To interpret this model, we basically use the relevance model distribution as a weight to signify the similarity between a particular query and word. This weight is computed via a traditional PRF model. (see eq.3). The neural network will be constraint by this given weight and will be able to find an embedding vector that hopefully maximize the likelihood function.

The second model, RPE, uses a mixture model by assuming that there are two language models for the feedback sets: the relevance language model and noisy language model. The author opts to cast this assumption to a binary classification problem by predicting if the given w does come from the relevance distribution of the query q. In other words, RPE wants to estimate the following distribution:

\hat p(R=1|\vec{w},\vec{q};\theta_R) = \frac{1}{1+\exp{(-\vec{w}^T\vec{q})}}

When a random variable R is one, it implies that word w in relevant to query q.

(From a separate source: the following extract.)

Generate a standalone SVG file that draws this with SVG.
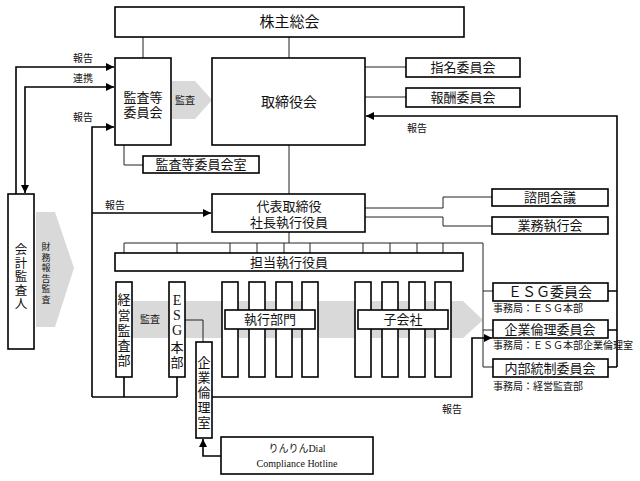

Two optimizations are necessary to train both RLM and RPE models. In RLM model, computing a normalization term is expensive, the author uses a hierarchical approximation of the softmax function [4] to speed up the training. Meanwhile, training RPE requires negative samples. The author chose the NCE [5] method.

The experimental results show that RLM model has a better performance than RPE models on a query expansion task. Both models outperform Word2Vec and GloVe due to its ability to put a high probability on words that are relevant to the entire query. However, RPE is better than RLM model on query classification task.

 

References:

[1] Zamani, Hamed, and W. Bruce Croft. “Relevance-based Word Embedding.” SIGIR’17

[2] Mikolov, Tomas, et al. “Distributed representations of words and phrases and their compositionality.” NIPS’13.

[3] Pennington, Jeffrey, Richard Socher, and Christopher D. Manning. “Glove: Global Vectors for Word Representation.” In EMNLP’14.

[4] Frederic Morin and Yoshua Bengio. 2005. Hierarchical Probabilistic Neural Network Language Model. In AISTATS’05.

[5] Michael U. Gutmann and Aapo Hyvarinen. 2012. Noise-contrastive Estimation of Unnormalized Statistical Models, with Applications to Natural Image Statistics. In Mach. Learn. Res. 2012.